Today I’m announcing a new argument for the historicity of the Gospels, published just now through Touchstone Magazine.
The editors have titled it The Gospel Truth
Of Jesus: What Happens to Apologetics If We Add “Legend” to the Trilemma “Liar, Lunatic, or Lord”?.
The main point of the argument: Jesus Christ is greater than you knew.
I say that with all confidence. I say it to atheists and skeptics, who doubt that his reality is great at all, or who even doubt his reality. I say it to long-time followers of Jesus Christ who have some inkling of his greatness. Ironically it is the ones who know something of the truth of Jesus who are most aware of how far they are from apprehending the fullness of that truth.
There is an aspect of Jesus’ greatness that I think even the most committed skeptic must recognize. Jesus displayed a certain ethical perfection that ought to be uncontroversial, even among those who think his story is nothing more than a story, and even among those who aren’t sure that he exhibited every virtue to its fullest.
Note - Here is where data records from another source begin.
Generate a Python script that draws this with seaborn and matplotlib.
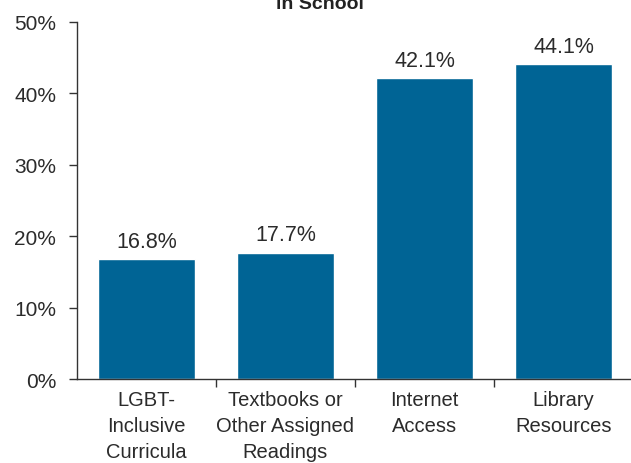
import matplotlib
matplotlib.use("Agg")
import matplotlib.pyplot as plt
import seaborn as sns
import pandas as pd
from matplotlib.ticker import FixedLocator, PercentFormatter

# chart data
categories = [
    "LGBT-\nInclusive\nCurricula",
    "Textbooks or\nOther Assigned\nReadings",
    "Internet\nAccess",
    "Library\nResources",
]
percentages = [16.8, 17.7, 42.1, 44.1]
y_ticks = [0, 10, 20, 30, 40, 50]

df = pd.DataFrame({"Category": categories, "Percent": percentages})

sns.set_theme(style="white")
plt.rcParams["font.family"] = ["Liberation Sans Narrow", "Liberation Sans", "DejaVu Sans"]

bar_color = "#006495"
text_color = "#2b2b2b"

fig = plt.figure(figsize=(6.31, 4.64), dpi=100)
ax = fig.add_axes([77 / 631, 1 - 380 / 464, (633 - 77) / 631, (380 - 23) / 464])

sns.barplot(data=df, x="Category", y="Percent", color=bar_color, width=0.7,
            saturation=1, ax=ax)

for i, v in enumerate(percentages):
    ax.text(i, v + 1.0, f"{v:.1f}%", ha="center", va="bottom",
            fontsize=15.5, color=text_color)

ax.set_ylim(0, 50)
ax.set_xlim(-0.5, 3.5)
ax.set_yticks(y_ticks)
ax.yaxis.set_major_formatter(PercentFormatter(decimals=0))
ax.set_xlabel("")
ax.set_ylabel("")

for lbl in ax.get_xticklabels():
    lbl.set_linespacing(1.45)

# tick marks between categories, labels without marks
ax.xaxis.set_minor_locator(FixedLocator([0.5, 1.5, 2.5]))
ax.tick_params(axis="x", which="major", length=0, labelsize=14.5, pad=8,
               labelcolor=text_color)
ax.tick_params(axis="x", which="minor", length=6, width=1, color="#333333",
               direction="out", bottom=True)
ax.tick_params(axis="y", length=6, width=1, color="#333333", direction="out",
               left=True, labelsize=15, labelcolor=text_color, pad=9)

for s in ["top", "right"]:
    ax.spines[s].set_visible(False)
for s in ["left", "bottom"]:
    ax.spines[s].set_color("#333333")
    ax.spines[s].set_linewidth(1)

# title, mostly cropped above the figure
fig.text(320 / 631, 1 - 13 / 464, "in School", ha="center", va="bottom",
         fontsize=14, fontweight="bold", color="#222222")

fig.savefig("out.png", dpi=100)
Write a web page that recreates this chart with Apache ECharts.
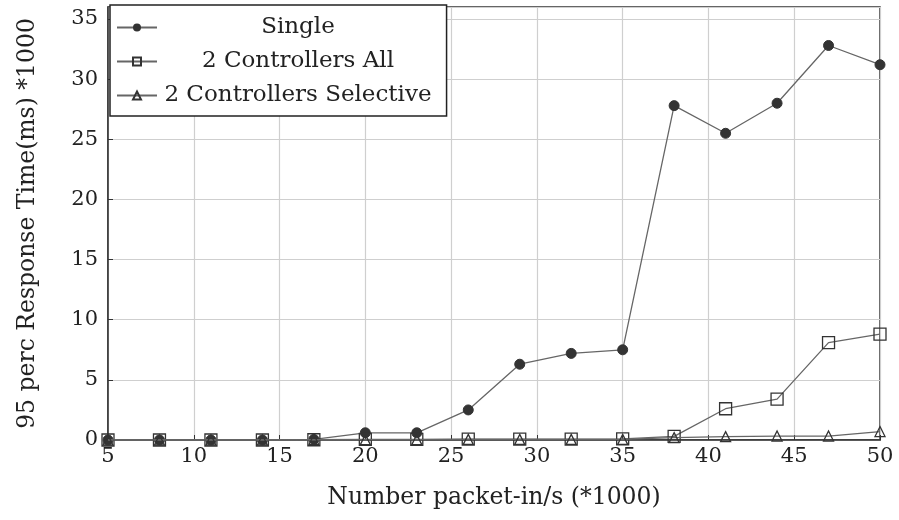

I use the word perfection advisedly. This is a side of Jesus Christ that I did not see until recently. I have discussed it with several major New Testament scholars who agreed with me that it has implications they had not previously seen.
For those who know Jesus Christ, it is cause to worship him more profoundly.
For those who know Christ, it’s also one of the simplest and yet strongest ways I know of to explain why the Gospel accounts must be true.
For those who do not yet follow him, it’s a good reason to look further into the accounts of his life, and consider how incredibly implausible it is that they arose as mere legend.
I have been told by at least one major New Testament historian (and I will seek permission from the source before saying who it was) that this topic is worth bringing into widespread discussion.
(I trust that commenters here will read the article and make that the topic of discussion and not this teaser, which is not intended to present the actual argument.)
The main thing, though, is that it’s about the greatness of Jesus Christ, who, once again I say, is too great not to be true.